I took the weekend really easy, only venturing out on Friday to have dinner with Eric, then a trip to the dog park for an hour on Saturday and a movie last night. Eric and I saw Milk, which I thought was phenomenally done, but I think he was a bit perturbed by the gratuitous man-on-man smooching. It's an important film, I think, because it shows the history of the gay community's fight for rights in this country, and this is an important history for gay people (and everyone else) to know about. Because chances are they don't.
I'm plowing through Twilight, and though Edward Cullen makes me tingle in all the right places, I think the book would be much better if it had been more scrupulously edited. Honestly, I'm tired of the first person narrator constantly describing her vampire-lover as "breathtakingly beautiful," "godlike," and "perfectly statuesque." Too cliche, Stephanie Meyer. Let's liven the language up, even if you are writing about the living dead.

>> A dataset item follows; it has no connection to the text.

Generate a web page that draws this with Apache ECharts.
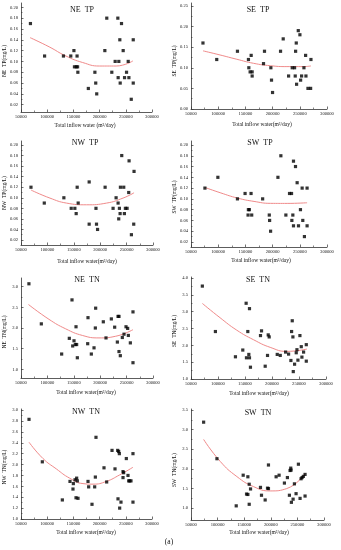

I'm busy this week saying goodbye to friends for the few weeks of Xmas break (and I'm especially sad to see at least one of them go), gearing up for the Young Writers' Institute (which I'm co-chairing this year--Steph, Monda, I'm making you proud!), and working on the syllabus for the English 102 course I designed and will be teaching next semester: Inquiry into Friendship. I also need to clean my apartment, finish my Xmas shopping, wrap presents, and pack. Headed home for the holidays on Saturday the 20th.
I'm looking forward to being home for 10 days or so more than I thought I would. I'm going to use the time to write a poem a day, watch lots of HGTV, and avoid interacting with people for a while (except, of course, for the ones I can't live without: Mom, Dad, Eric, Virignia). I'm not mad at anyone, mind you. I love you all. I just had a tiring semester jumping through social hoops and directing the department's party life. I love the job, but I need a break, some time to be a basket case on my own terms.
And I don't intend on shaving at all over the the winter break.
So, things are looking up for me. I have plans. I have friends. I have dreams. I just thank God this semester's over.